The “brat summer” of Harris memes may be winding down after the Democrats’ boisterous convention last week, with Election Day now fewer than 70 days away, said David Paleologos, director of the Suffolk University Political Research Center.
“She’s still not winning young people by what Biden won young people by at the end of the campaign in 2020,” Paleologos told The Hill. “Movement among young voters has put her in the game to be competitive in this election,” he said, pointing to poll data showing Harris closing Biden’s gap with Trump on who young voters feel would best handle the economy. “She’s still not where she needs to be with young voters, but she’s getting closer.”
Youth organizers are largely optimistic that Harris can get there.
“Yes, there’s kind of this overarching concern that people say, that ‘young people don’t vote,’ but also, young people are the foundational pillars of our democratic process,” said Sunjay Muralitharan, national vice president of College Democrats of America, a group that’s endorsed Harris.

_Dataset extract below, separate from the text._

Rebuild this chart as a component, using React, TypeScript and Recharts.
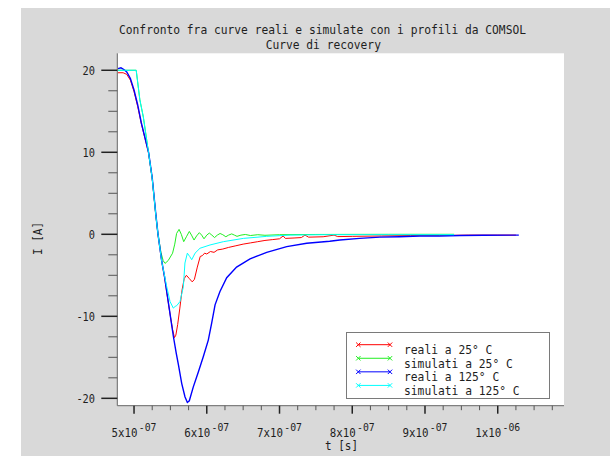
import React from 'react';
import { LineChart, Line, XAxis, YAxis, CartesianGrid, Legend } from 'recharts';

const FONT = '"DejaVu Sans Mono", "Liberation Mono", monospace';
const TEXT = '#1e1e1e';

// ---- data (t in seconds, I in ampere) ----
const redT = [4.78e-7, 4.85e-7, 4.9e-7, 4.95e-7, 5.0e-7, 5.05e-7, 5.1e-7, 5.15e-7, 5.2e-7, 5.25e-7, 5.3e-7, 5.33e-7, 5.38e-7, 5.42e-7, 5.46e-7, 5.5e-7, 5.53e-7, 5.556e-7, 5.575e-7, 5.6e-7, 5.63e-7, 5.66e-7, 5.69e-7, 5.72e-7, 5.76e-7, 5.8e-7, 5.83e-7, 5.87e-7, 5.91e-7, 5.94e-7, 5.97e-7, 6.0e-7, 6.05e-7, 6.1e-7, 6.15e-7, 6.22e-7, 6.3e-7, 6.4e-7, 6.5e-7, 6.6e-7, 6.7e-7, 6.8e-7, 6.9e-7, 7.0e-7, 7.05e-7, 7.08e-7, 7.2e-7, 7.3e-7, 7.35e-7, 7.4e-7, 7.6e-7, 7.75e-7, 7.8e-7, 8.0e-7, 8.4e-7, 8.8e-7, 9.2e-7, 9.6e-7, 1.0e-6, 1.025e-6];
const redI = [19.7, 19.7, 19.5, 18.8, 17.4, 15.6, 13.5, 11.7, 9.9, 6.8, 2.3, -0.1, -3.3, -5.3, -7.7, -10.0, -11.6, -12.6, -12.3, -11.0, -9.0, -6.8, -5.4, -5.0, -5.4, -5.8, -5.5, -4.0, -2.7, -2.6, -2.3, -2.4, -2.1, -2.2, -1.9, -1.8, -1.6, -1.4, -1.2, -1.05, -0.9, -0.75, -0.65, -0.55, -0.2, -0.5, -0.45, -0.4, -0.1, -0.35, -0.3, -0.1, -0.28, -0.25, -0.2, -0.15, -0.15, -0.1, -0.1, -0.1];

const greenT = [4.78e-7, 5.03e-7, 5.08e-7, 5.128e-7, 5.199e-7, 5.25e-7, 5.3e-7, 5.33e-7, 5.37e-7, 5.4e-7, 5.426e-7, 5.47e-7, 5.53e-7, 5.56e-7, 5.585e-7, 5.619e-7, 5.65e-7, 5.683e-7, 5.72e-7, 5.76e-7, 5.79e-7, 5.825e-7, 5.86e-7, 5.898e-7, 5.93e-7, 5.962e-7, 6.0e-7, 6.035e-7, 6.07e-7, 6.107e-7, 6.145e-7, 6.183e-7, 6.22e-7, 6.262e-7, 6.3e-7, 6.343e-7, 6.38e-7, 6.416e-7, 6.47e-7, 6.53e-7, 6.6e-7, 6.7e-7, 6.8e-7, 7.0e-7, 7.5e-7, 8.5e-7, 9.4e-7];
const greenI = [20.0, 20.0, 16.4, 14.3, 10.0, 6.8, 2.3, 0.0, -2.2, -3.2, -3.55, -3.2, -2.3, -1.2, 0.1, 0.6, 0.0, -0.9, -0.3, 0.35, -0.1, -0.7, -0.2, 0.2, -0.1, -0.55, -0.1, 0.15, -0.1, -0.4, -0.1, 0.1, -0.05, -0.3, -0.1, 0.05, -0.1, -0.25, -0.1, -0.02, -0.15, -0.05, -0.12, -0.05, -0.02, 0.0, 0.0];

const blueT = [4.78e-7, 4.82e-7, 4.86e-7, 4.9e-7, 4.95e-7, 5.0e-7, 5.05e-7, 5.1e-7, 5.15e-7, 5.2e-7, 5.25e-7, 5.3e-7, 5.33e-7, 5.38e-7, 5.42e-7, 5.46e-7, 5.5e-7, 5.54e-7, 5.58e-7, 5.61e-7, 5.656e-7, 5.7e-7, 5.733e-7, 5.76e-7, 5.815e-7, 5.884e-7, 5.953e-7, 6.021e-7, 6.068e-7, 6.114e-7, 6.18e-7, 6.274e-7, 6.41e-7, 6.595e-7, 6.824e-7, 7.099e-7, 7.374e-7, 7.69e-7, 7.83e-7, 8.1e-7, 8.38e-7, 8.65e-7, 8.93e-7, 9.2e-7, 9.48e-7, 9.8e-7, 1.029e-6];
const blueI = [20.2, 20.3, 20.1, 19.8, 19.0, 17.6, 15.8, 13.6, 11.8, 10.0, 6.9, 2.4, 0.0, -3.2, -5.2, -7.6, -10.0, -12.4, -14.5, -15.9, -18.2, -19.8, -20.5, -20.3, -18.6, -16.8, -14.9, -12.9, -10.8, -8.6, -7.0, -5.3, -4.0, -3.0, -2.2, -1.5, -1.1, -0.85, -0.7, -0.5, -0.35, -0.3, -0.2, -0.2, -0.15, -0.12, -0.1];

const cyanT = [4.78e-7, 5.03e-7, 5.08e-7, 5.128e-7, 5.199e-7, 5.25e-7, 5.3e-7, 5.33e-7, 5.38e-7, 5.45e-7, 5.495e-7, 5.54e-7, 5.565e-7, 5.587e-7, 5.632e-7, 5.678e-7, 5.7e-7, 5.733e-7, 5.765e-7, 5.793e-7, 5.839e-7, 5.907e-7, 6.045e-7, 6.228e-7, 6.503e-7, 6.824e-7, 7.145e-7, 7.6e-7, 8.5e-7, 9.4e-7];
const cyanI = [20.0, 20.0, 16.4, 14.3, 10.0, 6.8, 2.3, 0.0, -3.3, -6.4, -8.2, -9.0, -8.8, -8.7, -8.2, -6.4, -3.5, -2.3, -2.7, -3.1, -2.3, -1.7, -1.3, -0.9, -0.5, -0.25, -0.1, -0.05, -0.05, -0.05];

// ---- ticks ----
const xTickValues = [5e-7, 6e-7, 7e-7, 8e-7, 9e-7, 1e-6];
const xTickMantissa = ['5x10', '6x10', '7x10', '8x10', '9x10', '1x10'];
const xTickExponent = ['-07', '-07', '-07', '-07', '-07', '-06'];
const yTickValues = [-20, -10, 0, 10, 20];
const yTickLabels = ['-20', '-10', '0', '10', '20'];

const seriesNames = ['reali a 25° C', 'simulati a 25° C', 'reali a 125° C', 'simulati a 125° C'];
const seriesColors = ['#ff0000', '#22ee22', '#0000ff', '#00ffff'];

const X_DOMAIN: [number, number] = [4.77e-7, 1.0911e-6];
const Y_DOMAIN: [number, number] = [-20.9, 22.07];

// minor tick positions (every quarter of a major step)
const xAllTicks: number[] = [];
for (let k = 0; k <= 23; k++) {
  const v = 5e-7 + k * 0.25e-7;
  if (v <= X_DOMAIN[1]) xAllTicks.push(v);
}
const yAllTicks: number[] = [];
for (let k = 0; k <= 16; k++) yAllTicks.push(-20 + k * 2.5);

const toData = (ts: number[], is: number[]) => ts.map((t, i) => ({ t, I: is[i] }));
const seriesData = [toData(redT, redI), toData(greenT, greenI), toData(blueT, blueI), toData(cyanT, cyanI)];
const seriesWidths = [1, 1, 1.4, 1];

const XTick = (props: any) => {
  const { x, y, payload } = props;
  const v = payload.value;
  const idx = xTickValues.findIndex((m) => Math.abs(m - v) < 1e-12);
  const major = idx >= 0;
  return (
    <g>
      <line x1={x} x2={x} y1={y} y2={y + (major ? 8 : 4.5)} stroke={major ? '#222' : '#555'} strokeWidth={major ? 1.5 : 1} />
      {major && (
        <g fill={TEXT} fontFamily={FONT}>
          <text x={x - 22.5} y={y + 31.6} fontSize={12} textLength={26} lengthAdjust="spacingAndGlyphs">
            {xTickMantissa[idx]}
          </text>
          <text x={x + 4.8} y={y + 25} fontSize={11} textLength={17.7} lengthAdjust="spacingAndGlyphs">
            {xTickExponent[idx]}
          </text>
        </g>
      )}
    </g>
  );
};

const YTick = (props: any) => {
  const { x, y, payload } = props;
  const v = payload.value;
  const idx = yTickValues.findIndex((m) => Math.abs(m - v) < 1e-9);
  const major = idx >= 0;
  const label = major ? yTickLabels[idx] : '';
  return (
    <g>
      <line x1={x - (major ? 16 : 9)} x2={x} y1={y} y2={y} stroke={major ? '#222' : '#555'} strokeWidth={major ? 1.5 : 1} />
      {major && (
        <text x={x - 22.3} y={y + 4.5} textAnchor="end" fontSize={12} fill={TEXT} fontFamily={FONT} textLength={label.length * 6.2} lengthAdjust="spacingAndGlyphs">
          {label}
        </text>
      )}
    </g>
  );
};

const LegendBox = () => (
  <svg width={204} height={67} style={{ display: 'block' }}>
    <rect x={0.5} y={0.5} width={203} height={66} fill="#fff" stroke="#7a7a7a" strokeWidth={1} />
    {seriesNames.map((name, i) => {
      const ly = 12.7 + i * 13.57;
      const ty = 22 + i * 13.6;
      const c = seriesColors[i];
      const mk = (cx: number) => (
        <g stroke={c} strokeWidth={1}>
          <line x1={cx - 2.2} y1={ly - 2.2} x2={cx + 2.2} y2={ly + 2.2} />
          <line x1={cx - 2.2} y1={ly + 2.2} x2={cx + 2.2} y2={ly - 2.2} />
        </g>
      );
      return (
        <g key={name}>
          <line x1={12.3} x2={44} y1={ly} y2={ly} stroke={c} strokeWidth={1} />
          {mk(12.3)}
          {mk(44)}
          <text x={58} y={ty} fontSize={12} fill={TEXT} fontFamily={FONT} textLength={name.length * 6.8} lengthAdjust="spacingAndGlyphs">
            {name}
          </text>
        </g>
      );
    })}
  </svg>
);

export default function App() {
  return (
    <div style={{ position: 'absolute', left: 0, top: 0, width: 610, height: 456, background: '#fff', fontFamily: FONT }}>
      <div style={{ position: 'absolute', left: 21, top: 8, width: 589, height: 448, background: '#d9d9d9' }} />
      <div style={{ position: 'absolute', left: 0, top: 0 }}>
        <LineChart width={610} height={456} margin={{ top: 53.3, right: 46, bottom: 10.3, left: 57.3 }}>
          <CartesianGrid fill="#ffffff" horizontal={false} vertical={false} stroke="none" />
          <XAxis
            type="number"
            dataKey="t"
            domain={X_DOMAIN}
            allowDataOverflow
            ticks={xAllTicks}
            interval={0}
            tick={<XTick />}
            tickLine={false}
            tickSize={0}
            tickMargin={0}
            height={40}
            axisLine={{ stroke: '#666', strokeWidth: 1 }}
          />
          <XAxis
            xAxisId="top"
            orientation="top"
            type="number"
            dataKey="t"
            domain={X_DOMAIN}
            allowDataOverflow
            tick={false}
            tickLine={false}
            height={0}
            axisLine={{ stroke: '#666', strokeWidth: 1 }}
          />
          <YAxis
            type="number"
            dataKey="I"
            domain={Y_DOMAIN}
            allowDataOverflow
            ticks={yAllTicks}
            interval={0}
            tick={<YTick />}
            tickLine={false}
            tickSize={0}
            tickMargin={0}
            width={60}
            axisLine={{ stroke: '#666', strokeWidth: 1 }}
          />
          <YAxis
            yAxisId="right"
            orientation="right"
            type="number"
            domain={Y_DOMAIN}
            allowDataOverflow
            tick={false}
            tickLine={false}
            width={0}
            axisLine={{ stroke: '#666', strokeWidth: 1 }}
          />
          <Legend
            layout="horizontal"
            verticalAlign="middle"
            align="center"
            content={() => <LegendBox />}
            wrapperStyle={{ position: 'absolute', left: 346, top: 332.3, width: 204, height: 67, margin: 0, padding: 0 }}
          />
          {seriesData.map((d, i) => (
            <Line
              key={seriesNames[i]}
              name={seriesNames[i]}
              data={d}
              dataKey="I"
              type="linear"
              stroke={seriesColors[i]}
              strokeWidth={seriesWidths[i]}
              dot={false}
              activeDot={false}
              isAnimationActive={false}
            />
          ))}
        </LineChart>
      </div>
      <svg width={610} height={456} style={{ position: 'absolute', left: 0, top: 0, pointerEvents: 'none' }}>
        <g fill={TEXT} fontFamily={FONT} fontSize={12}>
          <text x={322.5} y={34} textAnchor="middle" textLength={407} lengthAdjust="spacingAndGlyphs">
            Confronto fra curve reali e simulate con i profili da COMSOL
          </text>
          <text x={323.3} y={49.3} textAnchor="middle" textLength={115.3} lengthAdjust="spacingAndGlyphs">
            Curve di recovery
          </text>
          <text x={341.5} y={450} textAnchor="middle" textLength={33} lengthAdjust="spacingAndGlyphs">
            t [s]
          </text>
          <text x={42.3} y={238.5} textAnchor="middle" textLength={33} lengthAdjust="spacingAndGlyphs" transform="rotate(-90 42.3 238.5)">
            I [A]
          </text>
        </g>
      </svg>
    </div>
  );
}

Many young Americans were “nail biting” with Biden at the top of the ticket, Muralitharan said. And although some polling earlier this year did show Biden with a sizable edge over Trump among young Americans, even as he faced concerns about his age, Harris is giving young voters a jolt of energy that had been harder to rev up under the incumbent, he argued.
Now, part of making that energy stick is meeting young people where they are, both in person and online, and helping them make a plan to cast their ballots in the fall.
“Our whole coalition is investing in social media outreach. It’s working, and hopefully it will continue to move the needle,” said Jack Lobel, spokesperson for Voters of Tomorrow. “Our goal is to translate excitement online and on the ground into political action.”
The group’s latest survey found nearly 7 in 10 young people in battleground states said they were “absolutely certain” or “very likely” to vote in November, a jump up from around 5 in 10 who said the same in February.
At the same time, other young, Democrat-leaning voters are holding off on a full embrace of the new ticket. The youth-led climate activist group Sunrise Movement is organizing for Harris, but it hasn’t endorsed her.
Though Harris is “a clear choice” over Trump, said Stevie O’Hanlon, communications director for Sunrise Movement, the group wants to see the vice president get into more specifics on how she’ll address the climate crisis, as well as make progress on a cease-fire in Gaza.
“The Harris campaign doesn’t have the youth vote locked up,” said Josh Lafazan, a Democratic former Nassau County legislator from New York, who was first elected to local office at age 18. The vice president has “really struck momentum at the right time” so far, he said, but the campaign can’t let up its efforts to draw young voters into her column and encourage them to take their online enthusiasm to the polls.
“I think she’s in an excellent position, but I think she needs to articulate exactly what she’ll do to help make the lives of young people better. Young people are very savvy. Platitudes are not sufficient,” Lafazan said. “And I think young people are going to make the difference in many of these key swing states.”